#### REQUIRED WORK:
The material below should be written out in full and exactly; pictures stay out of the copy.

#### SUPPLIED INFORMATION:

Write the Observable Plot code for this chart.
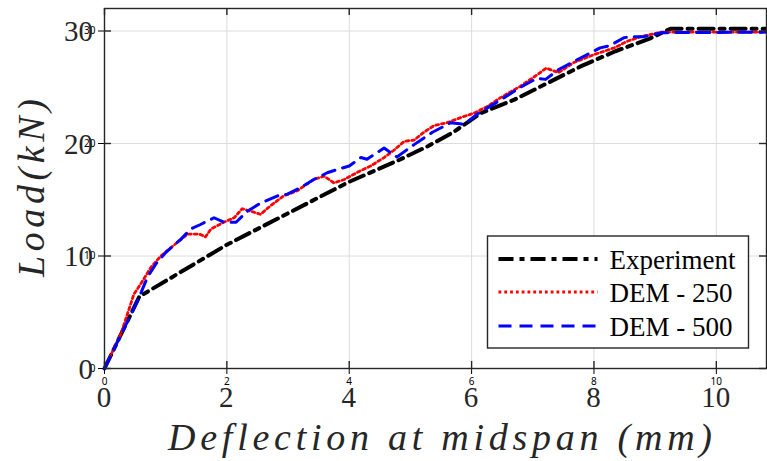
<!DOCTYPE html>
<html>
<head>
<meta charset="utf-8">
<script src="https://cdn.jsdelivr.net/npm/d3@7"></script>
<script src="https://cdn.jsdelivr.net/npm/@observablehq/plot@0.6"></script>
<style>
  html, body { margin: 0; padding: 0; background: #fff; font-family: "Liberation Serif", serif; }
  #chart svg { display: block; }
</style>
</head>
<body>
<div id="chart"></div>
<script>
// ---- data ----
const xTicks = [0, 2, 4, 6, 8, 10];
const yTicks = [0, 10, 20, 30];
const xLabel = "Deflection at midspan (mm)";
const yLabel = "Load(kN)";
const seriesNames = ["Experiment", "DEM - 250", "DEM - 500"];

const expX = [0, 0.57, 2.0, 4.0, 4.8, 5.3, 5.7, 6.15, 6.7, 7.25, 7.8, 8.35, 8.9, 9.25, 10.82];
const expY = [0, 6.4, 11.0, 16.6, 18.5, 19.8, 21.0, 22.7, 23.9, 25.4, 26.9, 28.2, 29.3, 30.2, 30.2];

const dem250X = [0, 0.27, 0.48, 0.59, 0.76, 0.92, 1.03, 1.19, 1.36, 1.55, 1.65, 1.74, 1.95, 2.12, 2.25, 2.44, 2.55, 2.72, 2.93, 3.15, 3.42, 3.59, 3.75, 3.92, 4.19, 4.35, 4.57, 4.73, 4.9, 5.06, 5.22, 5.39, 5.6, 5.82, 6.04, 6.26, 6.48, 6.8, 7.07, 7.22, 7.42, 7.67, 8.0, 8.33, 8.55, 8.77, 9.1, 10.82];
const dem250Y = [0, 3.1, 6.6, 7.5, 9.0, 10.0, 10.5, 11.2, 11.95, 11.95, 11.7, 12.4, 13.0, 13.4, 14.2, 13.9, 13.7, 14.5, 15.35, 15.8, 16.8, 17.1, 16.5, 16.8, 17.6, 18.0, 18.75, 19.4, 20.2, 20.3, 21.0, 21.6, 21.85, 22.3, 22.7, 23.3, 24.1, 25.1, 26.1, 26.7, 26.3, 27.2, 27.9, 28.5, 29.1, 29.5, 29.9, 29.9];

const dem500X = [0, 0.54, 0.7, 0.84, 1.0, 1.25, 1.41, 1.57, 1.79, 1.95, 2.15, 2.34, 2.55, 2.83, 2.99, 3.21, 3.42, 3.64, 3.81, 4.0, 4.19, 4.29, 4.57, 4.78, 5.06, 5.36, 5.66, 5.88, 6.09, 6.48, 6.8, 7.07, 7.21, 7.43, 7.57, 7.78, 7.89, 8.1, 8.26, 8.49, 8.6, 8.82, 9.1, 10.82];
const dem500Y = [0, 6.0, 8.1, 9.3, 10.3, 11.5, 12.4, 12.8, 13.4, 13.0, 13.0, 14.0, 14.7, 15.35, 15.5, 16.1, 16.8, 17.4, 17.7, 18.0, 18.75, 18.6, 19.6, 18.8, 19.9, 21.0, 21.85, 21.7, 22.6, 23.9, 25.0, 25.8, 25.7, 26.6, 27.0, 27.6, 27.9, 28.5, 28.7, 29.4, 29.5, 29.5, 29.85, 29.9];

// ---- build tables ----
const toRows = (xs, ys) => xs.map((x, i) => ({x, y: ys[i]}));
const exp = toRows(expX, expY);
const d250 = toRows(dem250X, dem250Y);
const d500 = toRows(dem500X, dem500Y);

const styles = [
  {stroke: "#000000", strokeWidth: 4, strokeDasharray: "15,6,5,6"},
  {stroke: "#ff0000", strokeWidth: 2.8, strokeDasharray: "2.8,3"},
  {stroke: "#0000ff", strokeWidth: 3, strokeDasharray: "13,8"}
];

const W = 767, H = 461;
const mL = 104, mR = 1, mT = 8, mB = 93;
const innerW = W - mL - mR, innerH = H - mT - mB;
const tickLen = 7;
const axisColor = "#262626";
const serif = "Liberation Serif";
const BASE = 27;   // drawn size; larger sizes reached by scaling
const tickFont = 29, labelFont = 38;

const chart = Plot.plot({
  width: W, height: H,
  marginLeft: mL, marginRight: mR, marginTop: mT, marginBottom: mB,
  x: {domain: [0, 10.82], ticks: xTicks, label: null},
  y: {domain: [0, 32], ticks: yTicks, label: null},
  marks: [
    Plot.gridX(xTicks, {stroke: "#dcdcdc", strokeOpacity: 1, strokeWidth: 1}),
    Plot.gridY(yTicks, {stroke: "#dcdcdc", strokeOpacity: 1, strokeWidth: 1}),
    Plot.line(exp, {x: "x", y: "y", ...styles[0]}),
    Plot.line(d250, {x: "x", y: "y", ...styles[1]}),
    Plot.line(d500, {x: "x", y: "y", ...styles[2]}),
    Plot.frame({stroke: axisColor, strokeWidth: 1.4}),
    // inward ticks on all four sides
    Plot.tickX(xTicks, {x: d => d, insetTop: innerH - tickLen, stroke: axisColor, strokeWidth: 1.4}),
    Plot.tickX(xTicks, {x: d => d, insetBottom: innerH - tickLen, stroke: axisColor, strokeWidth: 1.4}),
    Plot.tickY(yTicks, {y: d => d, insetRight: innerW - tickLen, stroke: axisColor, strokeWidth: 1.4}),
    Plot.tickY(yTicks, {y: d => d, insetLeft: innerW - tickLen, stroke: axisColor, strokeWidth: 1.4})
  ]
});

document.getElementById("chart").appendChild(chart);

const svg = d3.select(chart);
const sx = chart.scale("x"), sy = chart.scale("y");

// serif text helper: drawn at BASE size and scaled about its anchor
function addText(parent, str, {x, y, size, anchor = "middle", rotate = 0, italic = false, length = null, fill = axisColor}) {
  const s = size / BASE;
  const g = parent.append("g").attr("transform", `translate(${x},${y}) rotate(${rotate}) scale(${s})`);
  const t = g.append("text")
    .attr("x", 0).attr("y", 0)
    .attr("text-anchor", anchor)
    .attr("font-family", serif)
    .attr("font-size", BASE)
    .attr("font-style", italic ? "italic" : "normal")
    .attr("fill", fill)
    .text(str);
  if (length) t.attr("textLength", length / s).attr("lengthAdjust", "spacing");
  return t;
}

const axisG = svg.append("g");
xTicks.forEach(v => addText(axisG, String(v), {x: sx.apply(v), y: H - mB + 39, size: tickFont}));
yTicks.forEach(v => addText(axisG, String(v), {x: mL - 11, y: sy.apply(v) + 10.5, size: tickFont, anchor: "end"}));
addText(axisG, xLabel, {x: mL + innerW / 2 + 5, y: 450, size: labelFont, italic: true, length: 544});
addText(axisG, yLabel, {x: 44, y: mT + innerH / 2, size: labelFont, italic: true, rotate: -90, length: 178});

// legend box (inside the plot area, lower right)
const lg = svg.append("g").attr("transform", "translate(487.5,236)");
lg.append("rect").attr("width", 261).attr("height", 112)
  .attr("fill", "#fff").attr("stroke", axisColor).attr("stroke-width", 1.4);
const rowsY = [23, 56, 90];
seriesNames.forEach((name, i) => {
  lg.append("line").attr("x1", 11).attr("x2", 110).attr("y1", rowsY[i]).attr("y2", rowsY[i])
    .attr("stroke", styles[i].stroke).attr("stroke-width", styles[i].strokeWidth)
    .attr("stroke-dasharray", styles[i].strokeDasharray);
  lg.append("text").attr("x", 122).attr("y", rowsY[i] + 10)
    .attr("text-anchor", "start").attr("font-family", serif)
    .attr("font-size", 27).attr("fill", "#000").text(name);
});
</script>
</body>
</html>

#### CORRECT RESPONSE:
Write the Observable Plot code for this chart.
<!DOCTYPE html>
<html>
<head>
<meta charset="utf-8">
<script src="https://cdn.jsdelivr.net/npm/d3@7"></script>
<script src="https://cdn.jsdelivr.net/npm/@observablehq/plot@0.6"></script>
<style>
  html, body { margin: 0; padding: 0; background: #fff; font-family: "Liberation Serif", serif; }
  #chart svg { display: block; }
</style>
</head>
<body>
<div id="chart"></div>
<script>
// ---- data ----
const xTicks = [0, 2, 4, 6, 8, 10];
const yTicks = [0, 10, 20, 30];
const xLabel = "Deflection at midspan (mm)";
const yLabel = "Load(kN)";
const seriesNames = ["Experiment", "DEM - 250", "DEM - 500"];

const expX = [0, 0.57, 2.0, 4.0, 4.8, 5.3, 5.7, 6.15, 6.7, 7.25, 7.8, 8.35, 8.9, 9.25, 10.82];
const expY = [0, 6.4, 11.0, 16.6, 18.5, 19.8, 21.0, 22.7, 23.9, 25.4, 26.9, 28.2, 29.3, 30.2, 30.2];

const dem250X = [0, 0.27, 0.48, 0.59, 0.76, 0.92, 1.03, 1.19, 1.36, 1.55, 1.65, 1.74, 1.95, 2.12, 2.25, 2.44, 2.55, 2.72, 2.93, 3.15, 3.42, 3.59, 3.75, 3.92, 4.19, 4.35, 4.57, 4.73, 4.9, 5.06, 5.22, 5.39, 5.6, 5.82, 6.04, 6.26, 6.48, 6.8, 7.07, 7.22, 7.42, 7.67, 8.0, 8.33, 8.55, 8.77, 9.1, 10.82];
const dem250Y = [0, 3.1, 6.6, 7.5, 9.0, 10.0, 10.5, 11.2, 11.95, 11.95, 11.7, 12.4, 13.0, 13.4, 14.2, 13.9, 13.7, 14.5, 15.35, 15.8, 16.8, 17.1, 16.5, 16.8, 17.6, 18.0, 18.75, 19.4, 20.2, 20.3, 21.0, 21.6, 21.85, 22.3, 22.7, 23.3, 24.1, 25.1, 26.1, 26.7, 26.3, 27.2, 27.9, 28.5, 29.1, 29.5, 29.9, 29.9];

const dem500X = [0, 0.54, 0.7, 0.84, 1.0, 1.25, 1.41, 1.57, 1.79, 1.95, 2.15, 2.34, 2.55, 2.83, 2.99, 3.21, 3.42, 3.64, 3.81, 4.0, 4.19, 4.29, 4.57, 4.78, 5.06, 5.36, 5.66, 5.88, 6.09, 6.48, 6.8, 7.07, 7.21, 7.43, 7.57, 7.78, 7.89, 8.1, 8.26, 8.49, 8.6, 8.82, 9.1, 10.82];
const dem500Y = [0, 6.0, 8.1, 9.3, 10.3, 11.5, 12.4, 12.8, 13.4, 13.0, 13.0, 14.0, 14.7, 15.35, 15.5, 16.1, 16.8, 17.4, 17.7, 18.0, 18.75, 18.6, 19.6, 18.8, 19.9, 21.0, 21.85, 21.7, 22.6, 23.9, 25.0, 25.8, 25.7, 26.6, 27.0, 27.6, 27.9, 28.5, 28.7, 29.4, 29.5, 29.5, 29.85, 29.9];

// ---- build tables ----
const toRows = (xs, ys) => xs.map((x, i) => ({x, y: ys[i]}));
const exp = toRows(expX, expY);
const d250 = toRows(dem250X, dem250Y);
const d500 = toRows(dem500X, dem500Y);

const styles = [
  {stroke: "#000000", strokeWidth: 4, strokeDasharray: "15,6,5,6"},
  {stroke: "#ff0000", strokeWidth: 2.8, strokeDasharray: "2.8,3"},
  {stroke: "#0000ff", strokeWidth: 3, strokeDasharray: "13,8"}
];

const W = 767, H = 461;
const mL = 104, mR = 1, mT = 8, mB = 93;
const innerW = W - mL - mR, innerH = H - mT - mB;
const tickLen = 7;
const axisColor = "#262626";
const serif = "Liberation Serif";
const BASE = 27;   // drawn size; larger sizes reached by scaling
const tickFont = 29, labelFont = 38;

const chart = Plot.plot({
  width: W, height: H,
  marginLeft: mL, marginRight: mR, marginTop: mT, marginBottom: mB,
  x: {domain: [0, 10.82], ticks: xTicks, label: null},
  y: {domain: [0, 32], ticks: yTicks, label: null},
  marks: [
    Plot.gridX(xTicks, {stroke: "#dcdcdc", strokeOpacity: 1, strokeWidth: 1}),
    Plot.gridY(yTicks, {stroke: "#dcdcdc", strokeOpacity: 1, strokeWidth: 1}),
    Plot.line(exp, {x: "x", y: "y", ...styles[0]}),
    Plot.line(d250, {x: "x", y: "y", ...styles[1]}),
    Plot.line(d500, {x: "x", y: "y", ...styles[2]}),
    Plot.frame({stroke: axisColor, strokeWidth: 1.4}),
    // inward ticks on all four sides
    Plot.tickX(xTicks, {x: d => d, insetTop: innerH - tickLen, stroke: axisColor, strokeWidth: 1.4}),
    Plot.tickX(xTicks, {x: d => d, insetBottom: innerH - tickLen, stroke: axisColor, strokeWidth: 1.4}),
    Plot.tickY(yTicks, {y: d => d, insetRight: innerW - tickLen, stroke: axisColor, strokeWidth: 1.4}),
    Plot.tickY(yTicks, {y: d => d, insetLeft: innerW - tickLen, stroke: axisColor, strokeWidth: 1.4})
  ]
});

document.getElementById("chart").appendChild(chart);

const svg = d3.select(chart);
const sx = chart.scale("x"), sy = chart.scale("y");

// serif text helper: drawn at BASE size and scaled about its anchor
function addText(parent, str, {x, y, size, anchor = "middle", rotate = 0, italic = false, length = null, fill = axisColor}) {
  const s = size / BASE;
  const g = parent.append("g").attr("transform", `translate(${x},${y}) rotate(${rotate}) scale(${s})`);
  const t = g.append("text")
    .attr("x", 0).attr("y", 0)
    .attr("text-anchor", anchor)
    .attr("font-family", serif)
    .attr("font-size", BASE)
    .attr("font-style", italic ? "italic" : "normal")
    .attr("fill", fill)
    .text(str);
  if (length) t.attr("textLength", length / s).attr("lengthAdjust", "spacing");
  return t;
}

const axisG = svg.append("g");
xTicks.forEach(v => addText(axisG, String(v), {x: sx.apply(v), y: H - mB + 39, size: tickFont}));
yTicks.forEach(v => addText(axisG, String(v), {x: mL - 11, y: sy.apply(v) + 10.5, size: tickFont, anchor: "end"}));
addText(axisG, xLabel, {x: mL + innerW / 2 + 5, y: 450, size: labelFont, italic: true, length: 544});
addText(axisG, yLabel, {x: 44, y: mT + innerH / 2, size: labelFont, italic: true, rotate: -90, length: 178});

// legend box (inside the plot area, lower right)
const lg = svg.append("g").attr("transform", "translate(487.5,236)");
lg.append("rect").attr("width", 261).attr("height", 112)
  .attr("fill", "#fff").attr("stroke", axisColor).attr("stroke-width", 1.4);
const rowsY = [23, 56, 90];
seriesNames.forEach((name, i) => {
  lg.append("line").attr("x1", 11).attr("x2", 110).attr("y1", rowsY[i]).attr("y2", rowsY[i])
    .attr("stroke", styles[i].stroke).attr("stroke-width", styles[i].strokeWidth)
    .attr("stroke-dasharray", styles[i].strokeDasharray);
  lg.append("text").attr("x", 122).attr("y", rowsY[i] + 10)
    .attr("text-anchor", "start").attr("font-family", serif)
    .attr("font-size", 27).attr("fill", "#000").text(name);
});
</script>
</body>
</html>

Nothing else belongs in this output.